## BEGIN

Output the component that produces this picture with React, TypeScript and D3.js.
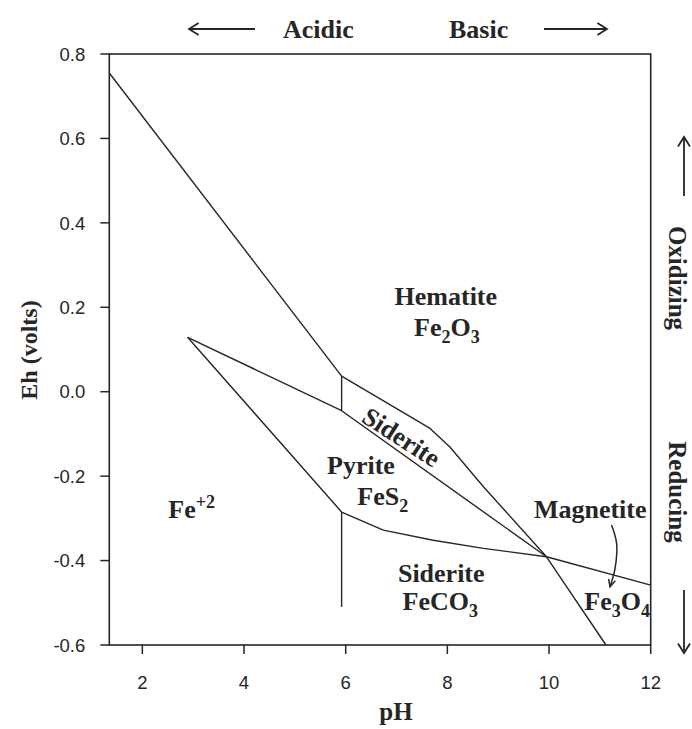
import React from "react";
import * as d3 from "d3";

const W = 692;
const H = 729;

// Axis domains and ticks
const PH_DOMAIN: [number, number] = [1.35, 12];
const EH_DOMAIN: [number, number] = [-0.6, 0.8];
const PH_TICKS = [2, 4, 6, 8, 10, 12];
const PH_TICK_LABELS = ["2", "4", "6", "8", "10", "12"];
const EH_TICKS = [0.8, 0.6, 0.4, 0.2, 0.0, -0.2, -0.4, -0.6];
const EH_TICK_LABELS = ["0.8", "0.6", "0.4", "0.2", "0.0", "-0.2", "-0.4", "-0.6"];

// Stability-field boundaries [pH, Eh]
const FE2_HEMATITE: [number, number][] = [[1.35, 0.755], [5.92, 0.037]];
const HEMATITE_SIDERITE: [number, number][] = [
  [5.92, 0.037], [7.66, -0.087], [8.05, -0.131], [8.71, -0.225], [9.95, -0.391], [11.12, -0.6],
];
const PYRITE_TOP: [number, number][] = [[2.89, 0.129], [5.92, -0.045], [9.95, -0.391]];
const PYRITE_BOTTOM: [number, number][] = [
  [2.89, 0.129], [5.92, -0.285], [6.74, -0.328], [7.72, -0.352], [8.71, -0.371], [9.95, -0.391], [12, -0.458],
];
const VERTICAL_UPPER: [number, number][] = [[5.92, 0.037], [5.92, -0.045]];
const VERTICAL_LOWER: [number, number][] = [[5.92, -0.285], [5.92, -0.51]];
const MAGNETITE_ARROW: [number, number][] = [[11.23, -0.316], [11.33, -0.36], [11.3, -0.418], [11.2, -0.462]];

// Field labels
type Lbl = { ph: number; eh: number; parts: [string, string][]; anchor?: string };
const FIELD_LABELS: Lbl[] = [
  { ph: 7.97, eh: 0.205, parts: [["n", "Hematite"]] },
  { ph: 7.99, eh: 0.132, parts: [["n", "Fe"], ["sub", "2"], ["n", "O"], ["sub", "3"]] },
  { ph: 6.3, eh: -0.195, parts: [["n", "Pyrite"]] },
  { ph: 6.73, eh: -0.269, parts: [["n", "FeS"], ["sub", "2"]] },
  { ph: 2.51, eh: -0.3, parts: [["n", "Fe"], ["sup", "+2"]], anchor: "start" },
  { ph: 10.81, eh: -0.3, parts: [["n", "Magnetite"]] },
  { ph: 7.88, eh: -0.451, parts: [["n", "Siderite"]] },
  { ph: 7.86, eh: -0.518, parts: [["n", "FeCO"], ["sub", "3"]] },
  { ph: 11.34, eh: -0.518, parts: [["n", "Fe"], ["sub", "3"], ["n", "O"], ["sub", "4"]] },
];
const BAND_LABEL = { ph: 7.1, eh: -0.107, text: "Siderite", rot: 33 };

const SERIF = "'Liberation Serif', 'Times New Roman', serif";
const SANS = "'Liberation Sans', Arial, sans-serif";
const INK = "#262626";

export default function App() {
  const x = d3.scaleLinear().domain(PH_DOMAIN).range([109.3, 650.7]);
  const y = d3.scaleLinear().domain(EH_DOMAIN).range([645, 54]);
  const line = d3.line<[number, number]>().x((d) => x(d[0])).y((d) => y(d[1]));
  const curve = d3
    .line<[number, number]>()
    .x((d) => x(d[0]))
    .y((d) => y(d[1]))
    .curve(d3.curveCatmullRom);

  const x0 = x(PH_DOMAIN[0]);
  const x1 = x(PH_DOMAIN[1]);
  const y0 = y(EH_DOMAIN[0]);
  const y1 = y(EH_DOMAIN[1]);

  const renderParts = (parts: [string, string][]) => {
    const out: React.ReactNode[] = [];
    let shift = 0;
    parts.forEach(([kind, t], i) => {
      let target = 0;
      if (kind === "sub") target = 7;
      if (kind === "sup") target = -10;
      const dy = target - shift;
      shift = target;
      out.push(
        <tspan key={i} dy={dy} fontSize={kind === "n" ? 26 : 18}>
          {t}
        </tspan>
      );
    });
    return out;
  };

  const arrowHead = (tx: number, ty: number, dir: "l" | "r" | "u" | "d", s = 7) => {
    let pts: [number, number][] = [];
    if (dir === "l") pts = [[tx + s * 1.6, ty - s], [tx, ty], [tx + s * 1.6, ty + s]];
    if (dir === "r") pts = [[tx - s * 1.6, ty - s], [tx, ty], [tx - s * 1.6, ty + s]];
    if (dir === "u") pts = [[tx - s, ty + s * 1.6], [tx, ty], [tx + s, ty + s * 1.6]];
    if (dir === "d") pts = [[tx - s, ty - s * 1.6], [tx, ty], [tx + s, ty - s * 1.6]];
    return <polyline points={pts.map((p) => p.join(",")).join(" ")} fill="none" stroke={INK} strokeWidth={1.8} />;
  };

  const arrowPts = MAGNETITE_ARROW;
  const last = arrowPts[arrowPts.length - 1];
  const prev = arrowPts[arrowPts.length - 2];
  const ang = Math.atan2(y(last[1]) - y(prev[1]), x(last[0]) - x(prev[0]));
  const ah = 8;
  const tipX = x(last[0]);
  const tipY = y(last[1]);
  const headA = [tipX - ah * Math.cos(ang - 0.45), tipY - ah * Math.sin(ang - 0.45)];
  const headB = [tipX - ah * Math.cos(ang + 0.45), tipY - ah * Math.sin(ang + 0.45)];

  return (
    <svg
      width={W}
      height={H}
      style={{ position: "absolute", left: 0, top: 0, background: "#fff" }}
      fontFamily={SERIF}
    >
      <rect width={W} height={H} fill="#fff" />

      {/* frame */}
      <rect x={x0} y={y1} width={x1 - x0} height={y0 - y1} fill="none" stroke={INK} strokeWidth={1.6} />

      {/* y ticks */}
      {EH_TICKS.map((t, i) => (
        <g key={"yt" + i}>
          <line x1={x0 - 9} x2={x0} y1={y(t)} y2={y(t)} stroke={INK} strokeWidth={1.5} />
          <text x={x0 - 24} y={y(t)} dy="0.36em" textAnchor="end" fontFamily={SANS} fontSize={18.5} fill={INK}>
            {EH_TICK_LABELS[i]}
          </text>
        </g>
      ))}

      {/* x ticks */}
      {PH_TICKS.map((t, i) => (
        <g key={"xt" + i}>
          <line x1={x(t)} x2={x(t)} y1={y0} y2={y0 + 9} stroke={INK} strokeWidth={1.5} />
          <text x={x(t)} y={y0 + 44} textAnchor="middle" fontFamily={SANS} fontSize={18.5} fill={INK}>
            {PH_TICK_LABELS[i]}
          </text>
        </g>
      ))}

      {/* axis titles */}
      <text x={396} y={720} textAnchor="middle" fontWeight="bold" fontSize={25} fill={INK}>
        pH
      </text>
      <text
        transform={`translate(37,${350}) rotate(-90)`}
        textAnchor="middle"
        fontWeight="bold"
        fontSize={24}
        fill={INK}
      >
        Eh (volts)
      </text>

      {/* boundaries */}
      {[FE2_HEMATITE, HEMATITE_SIDERITE, PYRITE_TOP, PYRITE_BOTTOM, VERTICAL_UPPER, VERTICAL_LOWER].map((d, i) => (
        <path key={"b" + i} d={line(d) || ""} fill="none" stroke={INK} strokeWidth={1.4} strokeLinejoin="round" />
      ))}

      {/* field labels */}
      {FIELD_LABELS.map((l, i) => (
        <text
          key={"fl" + i}
          x={x(l.ph)}
          y={y(l.eh)}
          textAnchor={l.anchor || "middle"}
          fontWeight="bold"
          fontSize={26}
          fill={INK}
        >
          {renderParts(l.parts)}
        </text>
      ))}
      <text
        transform={`translate(${x(BAND_LABEL.ph)},${y(BAND_LABEL.eh)}) rotate(${BAND_LABEL.rot})`}
        textAnchor="middle"
        dy="0.35em"
        fontWeight="bold"
        fontSize={26}
        fill={INK}
      >
        {BAND_LABEL.text}
      </text>

      {/* magnetite pointer */}
      <path d={curve(arrowPts) || ""} fill="none" stroke={INK} strokeWidth={1.5} />
      <polyline
        points={`${headA[0]},${headA[1]} ${tipX},${tipY} ${headB[0]},${headB[1]}`}
        fill="none"
        stroke={INK}
        strokeWidth={1.5}
      />

      {/* top direction labels */}
      <line x1={190} x2={255} y1={29} y2={29} stroke={INK} strokeWidth={1.8} />
      {arrowHead(189, 29, "l", 6)}
      <text x={283} y={38} fontWeight="bold" fontSize={26} fill={INK}>
        Acidic
      </text>
      <text x={449} y={38} fontWeight="bold" fontSize={26} fill={INK}>
        Basic
      </text>
      <line x1={544} x2={606} y1={29} y2={29} stroke={INK} strokeWidth={1.8} />
      {arrowHead(607, 29, "r", 6)}

      {/* right direction labels */}
      <line x1={684} x2={684} y1={138} y2={196} stroke={INK} strokeWidth={1.8} />
      {arrowHead(684, 137, "u", 6)}
      <text transform={`translate(669,278) rotate(90)`} textAnchor="middle" fontWeight="bold" fontSize={25} fill={INK}>
        Oxidizing
      </text>
      <text transform={`translate(669,492) rotate(90)`} textAnchor="middle" fontWeight="bold" fontSize={25} fill={INK}>
        Reducing
      </text>
      <line x1={684} x2={684} y1={590} y2={652} stroke={INK} strokeWidth={1.8} />
      {arrowHead(684, 653, "d", 6)}
    </svg>
  );
}
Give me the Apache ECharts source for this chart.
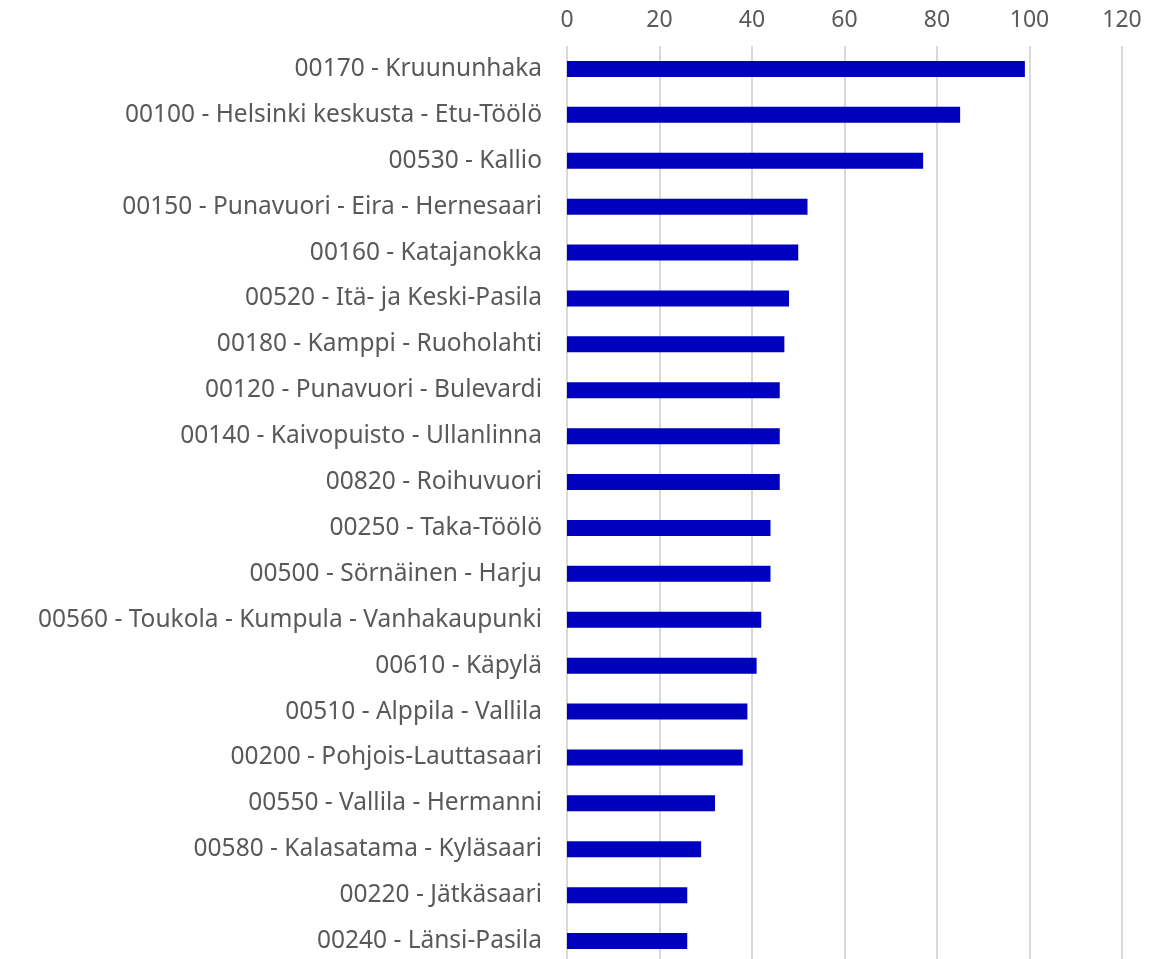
<!DOCTYPE html>
<html>
<head>
<meta charset="utf-8">
<script src="https://cdn.jsdelivr.net/npm/echarts@6/dist/echarts.min.js"></script>
<style>
html, body { margin: 0; padding: 0; background: #fff; }
#main { width: 1173px; height: 959px; }
</style>
</head>
<body>
<div id="main"></div>
<script>
// postinumeroalueet, ylhäältä alas
var areas = [
	'00170 - Kruununhaka',
	'00100 - Helsinki keskusta - Etu-Töölö',
	'00530 - Kallio',
	'00150 - Punavuori - Eira - Hernesaari',
	'00160 - Katajanokka',
	'00520 - Itä- ja Keski-Pasila',
	'00180 - Kamppi - Ruoholahti',
	'00120 - Punavuori - Bulevardi',
	'00140 - Kaivopuisto - Ullanlinna',
	'00820 - Roihuvuori',
	'00250 - Taka-Töölö',
	'00500 - Sörnäinen - Harju',
	'00560 - Toukola - Kumpula - Vanhakaupunki',
	'00610 - Käpylä',
	'00510 - Alppila - Vallila',
	'00200 - Pohjois-Lauttasaari',
	'00550 - Vallila - Hermanni',
	'00580 - Kalasatama - Kyläsaari',
	'00220 - Jätkäsaari',
	'00240 - Länsi-Pasila'
];
var values = [99, 85, 77, 52, 50, 48, 47, 46, 46, 46, 44, 44, 42, 41, 39, 38, 32, 29, 26, 26];

var chartDom = document.getElementById('main');
var myChart = echarts.init(chartDom, null, { renderer: 'canvas' });

var option = {
	animation : false,
	textStyle : {
		fontFamily : 'Noto Sans'
	},
	grid : {
		left : 567,
		right : 51,
		top : 46,
		height : 918,
		containLabel : false,
		outerBoundsMode : 'none'
	},
	xAxis : {
		type : 'value',
		position : 'top',
		min : 0,
		max : 120,
		interval : 20,
		axisLine : { show : false },
		axisTick : { show : false },
		axisLabel : {
			color : '#595959',
			fontSize : 23,
			margin : 14
		},
		splitLine : {
			lineStyle : { color : '#d9d9d9', width : 2 }
		}
	},
	yAxis : {
		type : 'category',
		inverse : true,
		data : areas,
		axisLine : { show : false },
		axisTick : { show : false },
		axisLabel : {
			color : '#595959',
			fontSize : 24.5,
			margin : 25
		}
	},
	series : [{
		type : 'bar',
		data : values,
		barWidth : 16,
		itemStyle : {
			color : '#0000BF'
		}
	}]
};

option && myChart.setOption(option);
</script>
</body>
</html>
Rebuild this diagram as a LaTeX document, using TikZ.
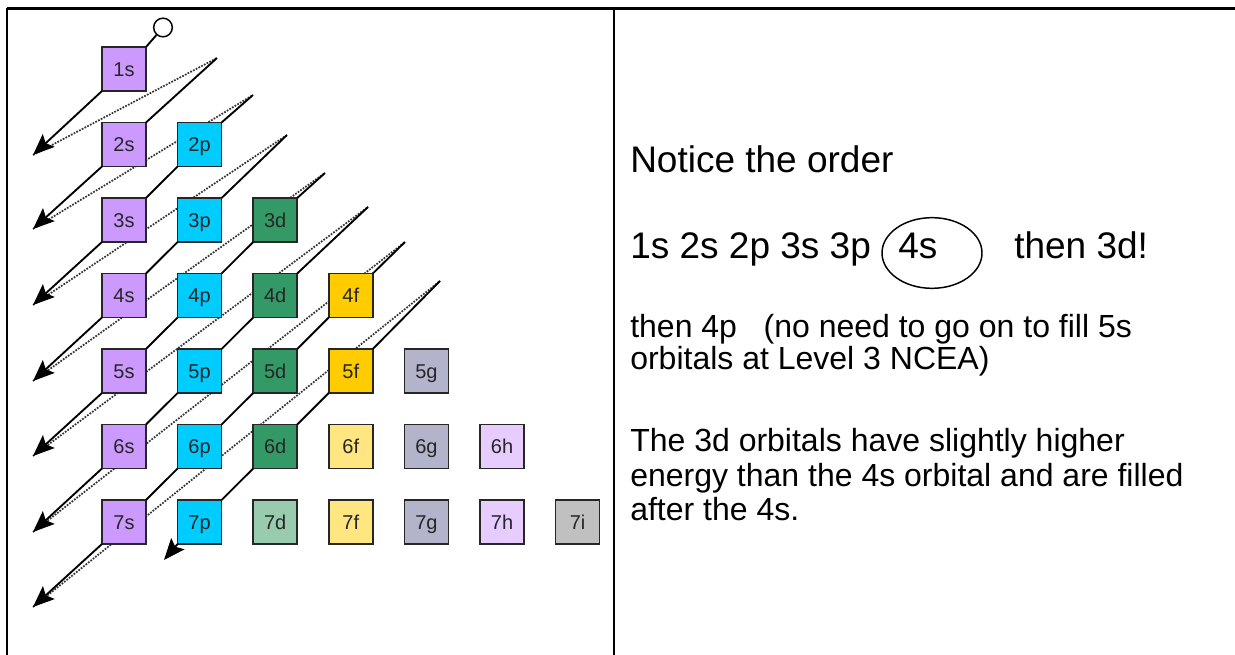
\documentclass[tikz,border=0pt]{standalone}
\usepackage{fontspec}
\setmainfont{Liberation Sans}
\usetikzlibrary{arrows.meta,shapes.geometric}

% orbital fill colours
\definecolor{sorb}{HTML}{CC99FF}
\definecolor{porb}{HTML}{00CCFF}
\definecolor{dorb}{HTML}{339966}
\definecolor{dpale}{HTML}{99CCAF}
\definecolor{forb}{HTML}{FFCC00}
\definecolor{fpale}{HTML}{FFE680}
\definecolor{gorb}{HTML}{B3B3CC}
\definecolor{horb}{HTML}{E6CCFF}
\definecolor{iorb}{HTML}{C0C0C0}

\tikzset{
  orb/.style={draw=black!85, line width=1.1pt, minimum size=33pt, inner sep=0pt,
              outer sep=0pt, text=black!85, font=\fontsize{15pt}{16pt}\selectfont,
              text height=10.7pt, text depth=0pt},
  flow/.style={line width=1.4pt, black},
  flowend/.style={flow, -{Stealth[length=16pt, width=13pt, inset=3pt]}},
  back/.style={line width=1.3pt, black!80, densely dotted},
  frame/.style={line width=2pt, black},
  big/.style={font=\fontsize{27.75pt}{33pt}\selectfont, anchor=base west, inner sep=0pt},
  small/.style={font=\fontsize{24pt}{29pt}\selectfont, anchor=base west, inner sep=0pt}
}

\begin{document}
\begin{tikzpicture}[x=0.75pt, y=-0.75pt]
\useasboundingbox (0,0) rectangle (1235,655);

% table rules
\draw[frame] (7,8.5) -- (1235,8.5);
\draw[frame] (7,8.5) -- (7,655);
\draw[frame] (614,8.5) -- (614,655);

% upper ends of the diagonals and the arrow tips
\coordinate (T2) at (217,58);
\coordinate (T3) at (253,95);
\coordinate (T4) at (287,135);
\coordinate (T5) at (325,173);
\coordinate (T6) at (368,207);
\coordinate (T7) at (405,242);
\coordinate (T8) at (440,281);
\coordinate (A1) at (33,155);
\coordinate (A2) at (33,229);
\coordinate (A3) at (33,305);
\coordinate (A4) at (33,381);
\coordinate (A5) at (33,456);
\coordinate (A6) at (33,532);
\coordinate (A7) at (33,607);
\coordinate (A8) at (164,560);

% return strokes back up to the next diagonal
\foreach \a/\b in {A1/T2, A2/T3, A3/T4, A4/T5, A5/T6, A6/T7, A7/T8}
  \draw[back] (\a) -- (\b);

% starting circle
\node[draw, circle, line width=1.1pt, fill=white, minimum size=14pt, inner sep=0pt] (start) at (163,27.5) {};

% orbital boxes
\foreach \n/\l/\lab/\col in {
  1/0/1s/sorb,
  2/0/2s/sorb, 2/1/2p/porb,
  3/0/3s/sorb, 3/1/3p/porb, 3/2/3d/dorb,
  4/0/4s/sorb, 4/1/4p/porb, 4/2/4d/dorb, 4/3/4f/forb,
  5/0/5s/sorb, 5/1/5p/porb, 5/2/5d/dorb, 5/3/5f/forb, 5/4/5g/gorb,
  6/0/6s/sorb, 6/1/6p/porb, 6/2/6d/dorb, 6/3/6f/fpale, 6/4/6g/gorb, 6/5/6h/horb,
  7/0/7s/sorb, 7/1/7p/porb, 7/2/7d/dpale, 7/3/7f/fpale, 7/4/7g/gorb, 7/5/7h/horb, 7/6/7i/iorb}
  \node[orb, fill=\col] (b\lab) at ({124+75.6*\l},{69+75.5*(\n-1)}) {\lab};

% filling diagonals
\draw[flow] (start) -- (b1s.north east);
\draw[flowend] (b1s.south west) -- (A1);
\draw[flowend] (T2) -- (b2s.north east) (b2s.south west) -- (A2);
\draw[flow] (T3) -- (b2p.north east) (b2p.south west) -- (b3s.north east);
\draw[flowend] (b3s.south west) -- (A3);
\draw[flow] (T4) -- (b3p.north east) (b3p.south west) -- (b4s.north east);
\draw[flowend] (b4s.south west) -- (A4);
\draw[flow] (T5) -- (b3d.north east) (b3d.south west) -- (b4p.north east)
            (b4p.south west) -- (b5s.north east);
\draw[flowend] (b5s.south west) -- (A5);
\draw[flow] (T6) -- (b4d.north east) (b4d.south west) -- (b5p.north east)
            (b5p.south west) -- (b6s.north east);
\draw[flowend] (b6s.south west) -- (A6);
\draw[flow] (T7) -- (b4f.north east) (b4f.south west) -- (b5d.north east)
            (b5d.south west) -- (b6p.north east) (b6p.south west) -- (b7s.north east);
\draw[flowend] (b7s.south west) -- (A7);
\draw[flow] (T8) -- (b5f.north east) (b5f.south west) -- (b6d.north east)
            (b6d.south west) -- (b7p.north east);
\draw[flowend] (b7p.south west) -- (A8);

% notes on the right
\node[big] (head) at (630,173) {Notice the order};
\node[big] (seq) at (630,259) {1s 2s 2p 3s 3p};
\node[big] (four) at (898,259) {4s};
\node[big] (next) at (1014,259) {then 3d!};
\node[draw, ellipse, line width=1.1pt, minimum width=75pt, minimum height=53pt, inner sep=0pt] (ring) at (932,253) {};

\node[small] (l1) at (630,338) {then 4p\ \ \ (no need to go on to fill 5s};
\node[small] (l2) at (630,370) {orbitals at Level 3 NCEA)};
\node[small] (l3) at (630,452) {The 3d orbitals have slightly higher};
\node[small] (l4) at (630,487) {energy than the 4s orbital and are filled};
\node[small] (l5) at (630,521) {after the 4s.};
\end{tikzpicture}
\end{document}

## END

— EXERCISE INSTRUCTIONS —
From the listing above, restate verbatim the lines running from the one with "Give me the" through the one with "29, 26, 26];", inclusive, but not the pictures.

— OUTPUT OF THE EXERCISE —
Give me the Apache ECharts source for this chart.
<!DOCTYPE html>
<html>
<head>
<meta charset="utf-8">
<script src="https://cdn.jsdelivr.net/npm/echarts@6/dist/echarts.min.js"></script>
<style>
html, body { margin: 0; padding: 0; background: #fff; }
#main { width: 1173px; height: 959px; }
</style>
</head>
<body>
<div id="main"></div>
<script>
// postinumeroalueet, ylhäältä alas
var areas = [
	'00170 - Kruununhaka',
	'00100 - Helsinki keskusta - Etu-Töölö',
	'00530 - Kallio',
	'00150 - Punavuori - Eira - Hernesaari',
	'00160 - Katajanokka',
	'00520 - Itä- ja Keski-Pasila',
	'00180 - Kamppi - Ruoholahti',
	'00120 - Punavuori - Bulevardi',
	'00140 - Kaivopuisto - Ullanlinna',
	'00820 - Roihuvuori',
	'00250 - Taka-Töölö',
	'00500 - Sörnäinen - Harju',
	'00560 - Toukola - Kumpula - Vanhakaupunki',
	'00610 - Käpylä',
	'00510 - Alppila - Vallila',
	'00200 - Pohjois-Lauttasaari',
	'00550 - Vallila - Hermanni',
	'00580 - Kalasatama - Kyläsaari',
	'00220 - Jätkäsaari',
	'00240 - Länsi-Pasila'
];
var values = [99, 85, 77, 52, 50, 48, 47, 46, 46, 46, 44, 44, 42, 41, 39, 38, 32, 29, 26, 26];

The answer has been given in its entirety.